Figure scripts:
- - -

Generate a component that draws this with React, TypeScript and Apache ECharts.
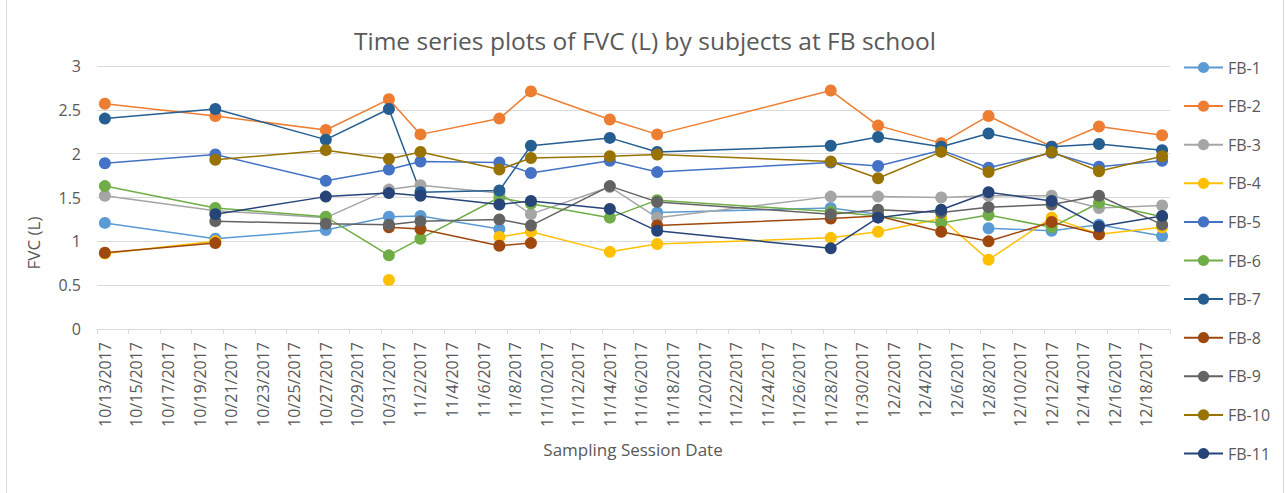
import React, { useEffect, useRef } from "react";
import * as echarts from "echarts";

const TITLE = "Time series plots of FVC (L) by subjects at FB school";
const X_TITLE = "Sampling Session Date";
const Y_TITLE = "FVC (L)";

// sampling session dates
const sessionDates = [
  "10/13/2017", "10/20/2017", "10/27/2017", "10/31/2017", "11/2/2017", "11/7/2017",
  "11/9/2017", "11/14/2017", "11/17/2017", "11/28/2017", "12/1/2017", "12/5/2017",
  "12/8/2017", "12/12/2017", "12/15/2017", "12/19/2017",
];

const seriesNames = ["FB-1", "FB-2", "FB-3", "FB-4", "FB-5", "FB-6", "FB-7", "FB-8", "FB-9", "FB-10", "FB-11"];

const fb1 = [1.21, 1.03, 1.13, 1.28, 1.29, 1.14, null, null, 1.33, 1.38, 1.31, null, 1.15, 1.12, 1.19, 1.06];
const fb2 = [2.57, 2.43, 2.27, 2.62, 2.22, 2.40, 2.71, 2.39, 2.22, 2.72, 2.32, 2.12, 2.43, 2.08, 2.31, 2.21];
const fb3 = [1.52, 1.35, 1.27, 1.59, 1.64, 1.55, 1.31, 1.62, 1.27, 1.51, 1.51, 1.50, 1.52, 1.52, 1.38, 1.41];
const fb4 = [0.86, 1.00, null, 0.56, null, 1.05, 1.11, 0.88, 0.97, 1.04, 1.11, 1.26, 0.79, 1.27, 1.08, 1.16];
const fb5 = [1.89, 1.99, 1.69, 1.82, 1.91, 1.90, 1.78, 1.92, 1.79, 1.90, 1.86, 2.04, 1.84, 2.01, 1.85, 1.92];
const fb6 = [1.63, 1.38, 1.28, 0.84, 1.03, 1.50, 1.43, 1.27, 1.47, 1.34, 1.29, 1.21, 1.30, 1.16, 1.44, 1.28];
const fb7 = [2.40, 2.51, 2.16, 2.51, 1.56, 1.58, 2.09, 2.18, 2.02, 2.09, 2.19, 2.08, 2.23, 2.08, 2.11, 2.04];
const fb8 = [0.87, 0.98, null, 1.16, 1.14, 0.95, 0.98, null, 1.18, 1.26, 1.29, 1.11, 1.00, 1.22, 1.08, null];
const fb9 = [null, 1.23, 1.20, 1.19, 1.23, 1.25, 1.18, 1.63, 1.45, 1.31, 1.36, 1.33, 1.39, 1.42, 1.52, 1.19];
const fb10 = [null, 1.93, 2.04, 1.94, 2.02, 1.82, 1.95, 1.97, 1.99, 1.91, 1.72, 2.02, 1.79, 2.02, 1.80, 1.97];
const fb11 = [null, 1.31, 1.51, 1.55, 1.52, 1.42, 1.46, 1.37, 1.12, 0.92, 1.27, 1.36, 1.56, 1.46, 1.17, 1.29];

const seriesValues = [fb1, fb2, fb3, fb4, fb5, fb6, fb7, fb8, fb9, fb10, fb11];

const seriesColors = [
  "#5B9BD5", "#ED7D31", "#A5A5A5", "#FFC000", "#4472C4", "#70AD47",
  "#255E91", "#9E480E", "#636363", "#997300", "#264478",
];

// y-axis ticks
const yMin = 0;
const yMax = 3;
const yStep = 0.5;

// date axis range (one category per day)
const axisStart = [2017, 9, 13];
const axisEnd = [2017, 11, 19];

function buildDayLabels(): string[] {
  const out: string[] = [];
  const d = new Date(axisStart[0], axisStart[1], axisStart[2]);
  const end = new Date(axisEnd[0], axisEnd[1], axisEnd[2]);
  while (d <= end) {
    out.push(`${d.getMonth() + 1}/${d.getDate()}/${d.getFullYear()}`);
    d.setDate(d.getDate() + 1);
  }
  return out;
}

const FONT = "'Open Sans', sans-serif";
const TEXT = "#595959";
const GRID = "#D9D9D9";

export default function App() {
  const ref = useRef<HTMLDivElement>(null);
  useEffect(() => {
    if (!ref.current) return;
    const chart = echarts.init(ref.current, undefined, { renderer: "svg" });
    const dayLabels = buildDayLabels();
    chart.setOption({
      animation: false,
      backgroundColor: "#ffffff",
      textStyle: { fontFamily: FONT },
      grid: { left: 97, right: 116, top: 66, bottom: 164, containLabel: false },
      xAxis: {
        type: "category",
        data: dayLabels,
        boundaryGap: true,
        axisLine: { show: true, lineStyle: { color: GRID, width: 1 } },
        axisTick: { show: true, interval: 1, length: 5, lineStyle: { color: GRID } },
        axisLabel: {
          interval: 1,
          rotate: 90,
          color: TEXT,
          fontSize: 16,
          margin: 13,
          fontFamily: FONT,
        },
        splitLine: { show: false },
      },
      yAxis: {
        type: "value",
        min: yMin,
        max: yMax,
        interval: yStep,
        axisLine: { show: false },
        axisTick: { show: false },
        axisLabel: { color: TEXT, fontSize: 16, margin: 16, fontFamily: FONT },
        splitLine: { show: true, lineStyle: { color: GRID, width: 1 } },
      },
      legend: {
        orient: "vertical",
        left: 1178,
        top: 54.5,
        padding: 5,
        itemWidth: 39,
        itemHeight: 14,
        itemGap: 22.6,
        textStyle: { color: TEXT, fontSize: 16, lineHeight: 14, fontFamily: FONT },
        data: seriesNames,
      },
      series: seriesNames.map((name, i) => ({
        name,
        type: "line",
        data: sessionDates.map((d, j) => [d, seriesValues[i][j] == null ? "-" : seriesValues[i][j]]),
        symbol: "circle",
        symbolSize: 12,
        showSymbol: true,
        showAllSymbol: true,
        connectNulls: false,
        color: seriesColors[i],
        lineStyle: { width: 1.5, color: seriesColors[i] },
        itemStyle: { color: seriesColors[i] },
        emphasis: { disabled: true },
      })),
      graphic: [
        {
          type: "text",
          x: 645,
          y: 40,
          style: {
            text: TITLE,
            fill: TEXT,
            font: `24.5px ${FONT}`,
            align: "center",
            verticalAlign: "middle",
          },
        },
        {
          type: "text",
          x: 633,
          y: 449,
          style: {
            text: X_TITLE,
            fill: TEXT,
            font: `17px ${FONT}`,
            align: "center",
            verticalAlign: "middle",
          },
        },
        {
          type: "text",
          x: 33,
          y: 243,
          rotation: Math.PI / 2,
          style: {
            text: Y_TITLE,
            fill: TEXT,
            font: `17px ${FONT}`,
            align: "center",
            verticalAlign: "middle",
          },
        },
        {
          type: "line",
          shape: { x1: 6.5, y1: 0, x2: 6.5, y2: 493 },
          style: { stroke: GRID, lineWidth: 1 },
        },
        {
          type: "line",
          shape: { x1: 1283.5, y1: 0, x2: 1283.5, y2: 493 },
          style: { stroke: GRID, lineWidth: 1 },
        },
      ],
    });
    return () => chart.dispose();
  }, []);
  return (
    <div
      ref={ref}
      style={{ position: "absolute", left: 0, top: 0, width: 1286, height: 493 }}
    />
  );
}
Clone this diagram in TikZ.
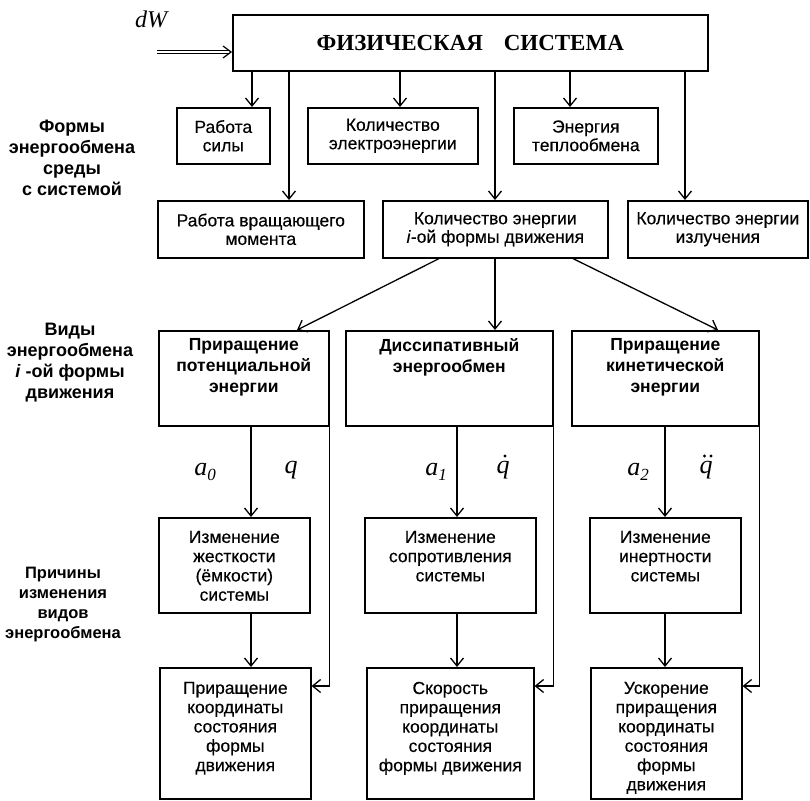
\documentclass[tikz,border=0pt]{standalone}
\usepackage{fontspec}
\setmainfont{Liberation Sans}
\newfontfamily\serif{Liberation Serif}
\newfontfamily\medsans{Liberation Sans}[FakeBold=0.35]
\usetikzlibrary{arrows.meta,calc}

\tikzset{
  box/.style={draw, line width=1.6pt, rectangle, inner sep=0pt, anchor=north west},
  arr/.style={line width=1.3pt, -{Straight Barb[length=8pt,width=13pt,line width=1.3pt]}},
  dblarr/.style={double, double distance=1.8pt, line width=0.9pt, -{Straight Barb[length=8pt,width=12pt,line width=1.2pt]}},
  lbl/.style={align=center, font=\fontsize{18}{21}\selectfont\bfseries},
  mth/.style={font=\serif\itshape\fontsize{26}{30}\selectfont, inner sep=1pt},
  accdot/.style={fill, radius=1.7pt},
}
\newcommand\rg{\medsans\fontsize{17.5}{18.5}\selectfont}
\newcommand\rgt{\medsans\fontsize{17.5}{19.3}\selectfont}
\newcommand\bd{\fontsize{17.5}{21}\selectfont\bfseries}
\newcommand\vsub[1]{\raisebox{-5pt}{\fontsize{17}{17}\selectfont #1}}
% name, x, y, w, h, content (vertically centred)
\newcommand\bx[6]{\node[box] (#1) at (#2,#3) {\parbox[c][#5pt][c]{#4pt}{\centering #6}};}
% name, x, y, w, h, top pad, content (top aligned)
\newcommand\bxt[7]{\node[box] (#1) at (#2,#3) {\parbox[c][#5pt][t]{#4pt}{\centering\vspace*{#6pt}#7}};}

\begin{document}
\begin{tikzpicture}[x=1pt,y=-1pt]
\useasboundingbox (0,0) rectangle (810,800);

% boxes
\bx{top}{232}{14}{475}{56}{\serif\bfseries\fontsize{23}{26}\selectfont ФИЗИЧЕСКАЯ\hspace{0.9em}СИСТЕМА}
\bx{A}{176}{107}{93}{56}{\rg Работа\\силы}
\bx{B}{307}{107}{170}{56}{\rg Количество\\электроэнергии}
\bx{C}{513}{107}{144}{56}{\rg Энергия\\теплообмена}
\bx{D}{157}{200}{206}{57}{\rg Работа вращающего\\момента}
\bx{E}{382}{200}{225}{57}{\rg Количество энергии\\\textit{i}-ой формы движения}
\bx{F}{627}{200}{180}{57}{\rg Количество энергии\\излучения}
\bxt{G}{158}{330}{170}{95}{8}{\bd Приращение\\потенциальной\\энергии}
\bxt{H}{345}{330}{207}{95}{8}{\bd Диссипативный\\энергообмен}
\bxt{I}{571}{330}{187}{95}{8}{\bd Приращение\\кинетической\\энергии}
\bxt{J}{158}{517}{151}{95}{13}{\rgt Изменение\\жесткости\\(ёмкости)\\системы}
\bxt{K}{364}{517}{171}{95}{13}{\rgt Изменение\\сопротивления\\системы}
\bxt{L}{589}{517}{151}{95}{13}{\rgt Изменение\\инертности\\системы}
\bxt{M}{159}{667}{151}{131}{14}{\rgt Приращение\\координаты\\состояния\\формы\\движения}
\bxt{N}{366}{667}{167}{131}{14}{\rgt Скорость\\приращения\\координаты\\состояния\\формы движения}
\bxt{O}{590}{667}{151}{131}{14}{\rgt Ускорение\\приращения\\координаты\\состояния\\формы\\движения}

% side labels
\node[lbl] (L1) at (72,158) {Формы\\энергообмена\\среды\\с системой};
\node[lbl] (L2) at (70,363) {Виды\\энергообмена\\\textit{i} -ой формы\\движения};
\node[lbl, font=\fontsize{16.5}{20}\selectfont\bfseries] (L3) at (63,605) {Причины\\изменения\\видов\\энергообмена};

% input
\node[font=\serif\itshape\fontsize{24}{28}\selectfont] (dw) at (151,19) {dW};
\coordinate (dws) at (157,52);
\draw[dblarr] (dws) -- (dws -| top.west);

% top arrows
\coordinate (x1) at (252,0);
\coordinate (x2) at (289,0);
\coordinate (x3) at (400,0);
\coordinate (x4) at (495,0);
\coordinate (x5) at (570,0);
\coordinate (x6) at (685,0);
\draw[arr] (x1 |- top.south) -- (x1 |- A.north);
\draw[arr] (x2 |- top.south) -- (x2 |- D.north);
\draw[arr] (x3 |- top.south) -- (x3 |- B.north);
\draw[arr] (x4 |- top.south) -- (x4 |- E.north);
\draw[arr] (x5 |- top.south) -- (x5 |- C.north);
\draw[arr] (x6 |- top.south) -- (x6 |- F.north);

% from E to kinds
\draw[arr] ($(E.south west)+(57,0)$) -- ($(G.north west)+(139,0)$);
\draw[arr] (x4 |- E.south) -- (x4 |- H.north);
\draw[arr] ($(E.south west)+(191,0)$) -- ($(I.north west)+(147,0)$);

% columns
\coordinate (c1) at (251,0);
\coordinate (c2) at (457,0);
\coordinate (c3) at (665,0);
\draw[arr] (c1 |- G.south) -- (c1 |- J.north);
\draw[arr] (c1 |- J.south) -- (c1 |- M.north);
\draw[arr] (c2 |- H.south) -- (c2 |- K.north);
\draw[arr] (c2 |- K.south) -- (c2 |- N.north);
\draw[arr] (c3 |- I.south) -- (c3 |- L.north);
\draw[arr] (c3 |- L.south) -- (c3 |- O.north);

% side returns
\coordinate (h) at (0,686);
\draw[arr] (G.south east) -- (G.south east |- h) -- (h -| M.east);
\draw[arr] (H.south east) -- (H.south east |- h) -- (h -| N.east);
\draw[arr] (I.south east) -- (I.south east |- h) -- (h -| O.east);

% labels
\node[mth] (a0) at (205,472) {a\vsub{0}};
\node[mth] (q0) at (291,470) {q};
\node[mth] (a1) at (436,472) {a\vsub{1}};
\node[mth] (q1) at (503,470) {q};
\node[mth] (a2) at (638,472) {a\vsub{2}};
\node[mth] (q2) at (706,470) {q};
\fill[accdot] ($(q1.center)+(2,-14)$) circle;
\fill[accdot] ($(q2.center)+(-1.5,-14)$) circle;
\fill[accdot] ($(q2.center)+(5,-14)$) circle;
\end{tikzpicture}
\end{document}
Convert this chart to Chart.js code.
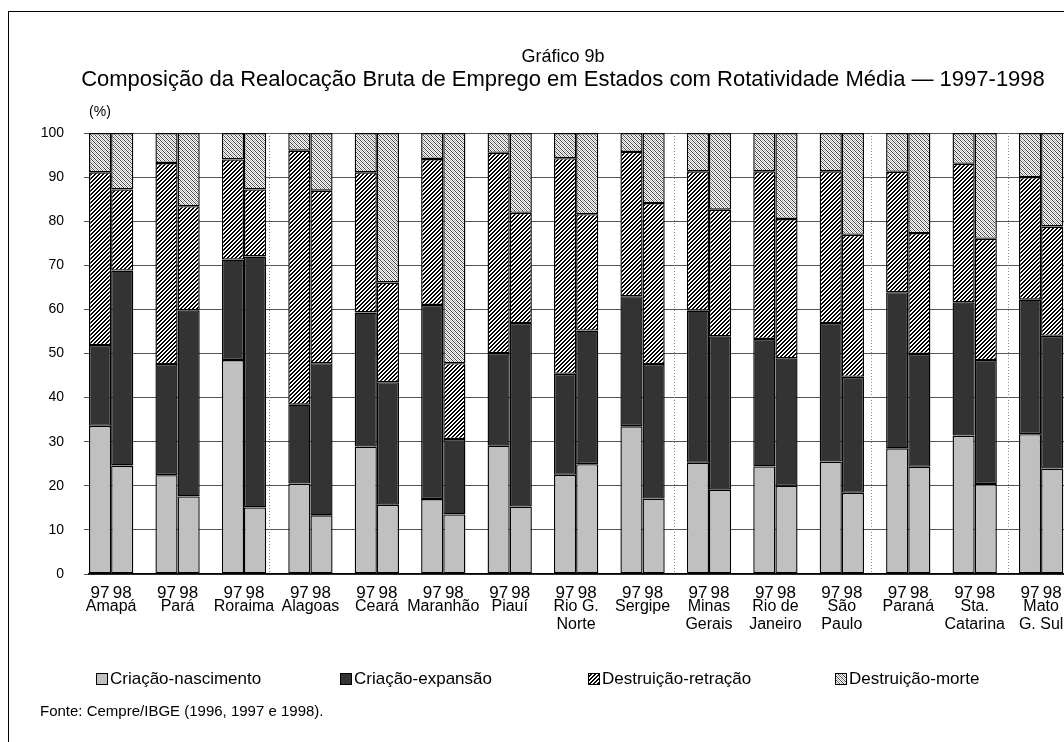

- - -

Required task: Exactly as they appear, print the lines of the listing above from its first line through the line that contains "import * as", minus the pictures.

The response:
Generate a component that draws this with React, TypeScript and Apache ECharts.
import React, { useEffect, useRef } from "react";
import * as echarts from "echarts";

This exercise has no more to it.